Mumble (voiced by Elijah Wood) is the only child of Norma Jean (Nicole Kidman) and Memphis (Hugh Jackman), two Emperor penguins whose vocal talents are legendary. Unfortunately Mumble can’t hold a tune. Despite the efforts of his teachers and voice instructors, the pleading of his parents and his own best attempts, he can’t find his heart song. He is snubbed by his classmates, with the exception of Gloria (Brittany Murphy), and ostracised by the Emperor penguin community.
What Mumble lacks in singing abilities, however, he makes up for in rhythm and dance. He grows up having to hide his talent from a community that doesn’t understand it and certainly doesn’t appreciate it. When a chance encounter throws him into the company of a group of hip, Latino penguins led by Ramon (Robin Williams), Mumble learns to see himself in a different light and begins to believe in his own abilities and take pride in what he can do.
At odds with the elders in his own community, Mumble sets off to find the reason why fish are becoming so scarce. He seeks advice from the reputedly wise Lovelace (also Robin Williams). He is not given the answers he needs, however, and must search for the truth himself. His determination takes him further than any of his kind had ever been before. His ingenuity, unique abilities and open heart help save his starving colony and restore order to the arctic region.
Animal distress; evironmental issues
There is some violence in this movie. For example:
- Various penguins repeatedly bump and crash into each other while slipping around on the ice.
- The leader of a group of birds repeatedly whacks, slaps and shoves the other birds while trying to corner a baby Mumble.
- Mumble holds onto a fish while a flock of birds try to get it from him. He is thrashed and bashed and eventually plummets to the ground where he lies almost unconscious.
- Mumble is chased by a vicious leopard seal, with red evil eyes and yellowed gnashing teeth. A terrified Mumble leaps through the air, barely escaping the seal’s gaping jaws as he is pursued over the ice, under the ice, through tunnels and open sea. The scene is very vivid, dramatic and intense.
- Two killer whales head butt each other.
- Two killer whales ‘play’ with Lovelace and Mumble before attempting to eat them. They are bashed by tails, tossed back and forth between mouths, partially ingested and then spat out. One of the whales appears to be tearing out Mumble’s feathers as he tries to escape. The brutality of the scene could be very disturbing for some young viewers.
Content that may disturb children
Children under five could be scared or disturbed by one particularly dramatic, eerie and foreboding scene. In this scene, the penguins are huddled together during a bad storm. While they are listening intently to one penguin talking about the will to survive, strange shapes merge and swirl above them in the dark storm, contrasting with the glowing northern lights.

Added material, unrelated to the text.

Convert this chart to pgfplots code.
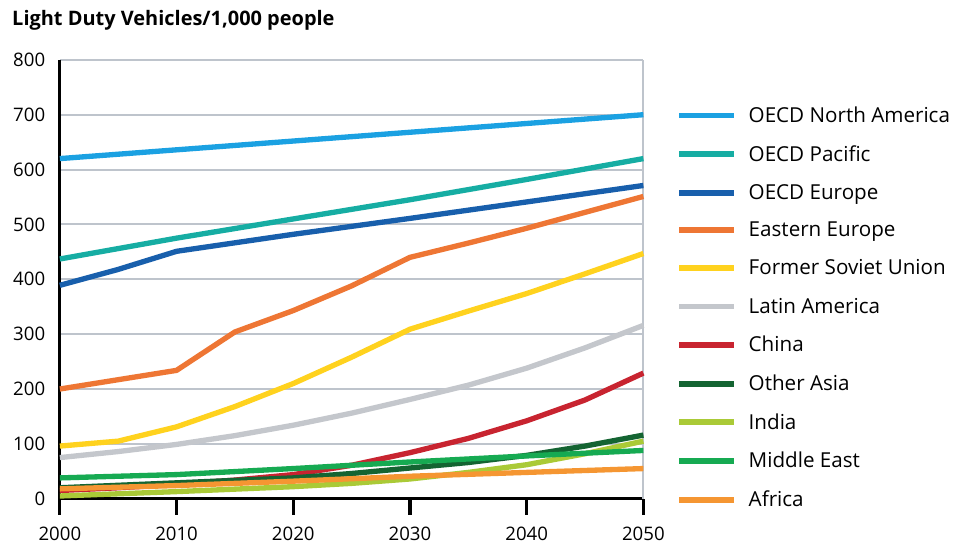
\documentclass[border=0pt]{standalone}
\usepackage{pgfplots}
\pgfplotsset{compat=1.18}
\usepackage{fontspec}
\setmainfont{Open Sans}
\definecolor{cNA}{RGB}{27,161,226}
\definecolor{cPac}{RGB}{22,173,163}
\definecolor{cEur}{RGB}{24,95,172}
\definecolor{cEE}{RGB}{238,118,52}
\definecolor{cFSU}{RGB}{255,210,30}
\definecolor{cLA}{RGB}{196,199,204}
\definecolor{cCN}{RGB}{200,36,48}
\definecolor{cOA}{RGB}{20,100,50}
\definecolor{cIN}{RGB}{170,202,55}
\definecolor{cME}{RGB}{22,170,82}
\definecolor{cAF}{RGB}{245,150,50}
\definecolor{gridgray}{RGB}{190,196,204}
\begin{document}
\begin{tikzpicture}
\begin{axis}[
  scale only axis,
  width=438.75pt, height=330pt,
  xmin=2000, xmax=2050, ymin=0, ymax=800,
  xtick={2000,2010,...,2050},
  ytick={0,100,...,800},
  axis lines*=left,
  axis line style={line width=2.4pt, black},
  x tick style={line width=2.4pt, black},
  y tick style={draw=none},
  major tick length=12pt,
  xtick pos=bottom,
  tick align=outside,
  ymajorgrids,
  grid style={line width=1.6pt, gridgray},
  xticklabel style={/pgf/number format/1000 sep={}, yshift=-6pt},
  /pgf/number format/assume math mode=true,
  tick label style={font=\fontsize{14}{16}\selectfont},
  yticklabel style={xshift=4.5pt},
  clip=false,
  every axis plot/.append style={line width=4pt, line join=round, line cap=butt},
  legend style={draw=none, at={(1,1)}, anchor=north west, xshift=21.5pt, yshift=-33pt,
    font=\fontsize{15.5}{18}\selectfont, row sep=15.8pt, column sep=9pt,
    nodes={inner sep=0pt}},
  legend cell align=left,
  legend image code/.code={\draw[#1, line width=4.5pt] (0pt,0pt) -- (41pt,0pt);},
]
\path ([xshift=-45pt,yshift=45pt]rel axis cs:0,1) -- ([yshift=-35.5pt]rel axis cs:0,0);
\draw[gridgray, line width=1.6pt] (rel axis cs:1,0) -- (rel axis cs:1,1);
\addplot[cNA] coordinates {(2000,620) (2010,636) (2020,652) (2030,668) (2040,684) (2050,700)};
\addlegendentry{OECD North America}
\addplot[cPac] coordinates {(2000,437) (2010,475) (2020,510) (2030,545) (2040,582) (2050,620)};
\addlegendentry{OECD Pacific}
\addplot[cEur] coordinates {(2000,389) (2005,418) (2010,451) (2020,482) (2030,511) (2040,541) (2050,571)};
\addlegendentry{OECD Europe}
\addplot[cEE] coordinates {(2000,200) (2005,217) (2010,234) (2015,304) (2020,343) (2025,388) (2030,440) (2035,466) (2040,493) (2045,522) (2050,551)};
\addlegendentry{Eastern Europe}
\addplot[cFSU] coordinates {(2000,96) (2005,105) (2010,131) (2015,168) (2020,210) (2025,258) (2030,309) (2035,342) (2040,374) (2045,410) (2050,447)};
\addlegendentry{Former Soviet Union}
\addplot[cLA] coordinates {(2000,75) (2005,86) (2010,99) (2015,115) (2020,134) (2025,156) (2030,181) (2035,207) (2040,238) (2045,275) (2050,316)};
\addlegendentry{Latin America}
\addplot[cCN] coordinates {(2000,15) (2005,20) (2010,26) (2015,34) (2020,44) (2025,61) (2030,84) (2035,110) (2040,142) (2045,180) (2050,229)};
\addlegendentry{China}
\addplot[cOA] coordinates {(2000,20) (2010,29) (2020,38) (2025,46) (2030,56) (2035,66) (2040,79) (2045,96) (2050,116)};
\addlegendentry{Other Asia}
\addplot[cIN] coordinates {(2000,5) (2010,13) (2020,22) (2025,28) (2030,36) (2035,48) (2040,62) (2045,82) (2050,105)};
\addlegendentry{India}
\addplot[cME] coordinates {(2000,38) (2010,44) (2020,55) (2030,67) (2040,78) (2050,88)};
\addlegendentry{Middle East}
\addplot[cAF] coordinates {(2000,18) (2010,24) (2020,32) (2030,41) (2040,48) (2050,55)};
\addlegendentry{Africa}
\node[anchor=west, inner sep=0pt, font=\fontsize{15}{17}\selectfont\bfseries] at ([xshift=-36pt,yshift=30pt]rel axis cs:0,1) {Light Duty Vehicles/1,000 people};
\end{axis}
\end{tikzpicture}
\end{document}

There are other scenes in this movie that could scare or disturb children in this age group. For example:
- Mumble (as a baby) is cornered by a gang of birds that want to eat him. He pleads for mercy, for his life, but is relentlessly pursued until he falls into a crevice in the ice where their beaks and talons can’t reach. There he lies shivering, shaking and alone.
- A vehicle that appears to be engaging in scientific research plummets into the ocean after an avalanche and disappears into the depths. We don’t see people inside and no-one escapes. We get the impression that the vehicle was occupied based on some of the contents that float out as it sinks into the darkness.
- Lovelace has a six-pack plastic ring around his neck that is slowly strangling him.
Some children in this age group could be concerned by some of the scenes listed above.
It is unlikely that anything in this film would frighten children over the age of 13.
There are some sexual references in this movie, mainly in song lyrics. For example:
- ‘I just need your body baby from dusk till dawn.’
- ‘You don’t need to be beautiful to turn me on.’
- ‘Let’s talk about sex baby.’
- ‘Do you see something you like?’
- ‘Go forth and multiply.’
- ‘I’ll make love to you, like you want me to ...’
- ‘Love her up real good.’
- ‘Shake your bon-bon,’ referring to a voluptuous backside.
- ‘You don’t need to be beautiful baby. I just need your body.’
Alcohol, drugs and other substances
Nudity and sexual activity
There is some nudity and sexual activity in this movie. For example:
- ‘Lovelace’s ladies’ do a sexy dance while he sings to a crowd.
- Lovelace takes several female penguins in his arms and leads them to his ‘couch of perpetual indulgence’ and then asks, ‘Ladies, who is first?’
Although this movie contains no coarse language, it does contain several put-downs.
Ideas to discuss with your children
Happy Feet is an animated film with an important message and brilliant special effects. The film will appeal to all ages, but because of its content, is more suited to older children and adults.
The main messages from this movie are to be true to yourself, tolerant of those who are different and accepting of the special gifts and talents of every individual. This movie also gives you the opportunity to discuss with your child the values of determination, creativity, tolerance and joyfulness.
The film highlights the impact that over-fishing and pollution have on the natural environment and how these affect the voiceless creatures that share the planet with us. You could also discuss the effect that excessive consumption and carelessness have on the environment.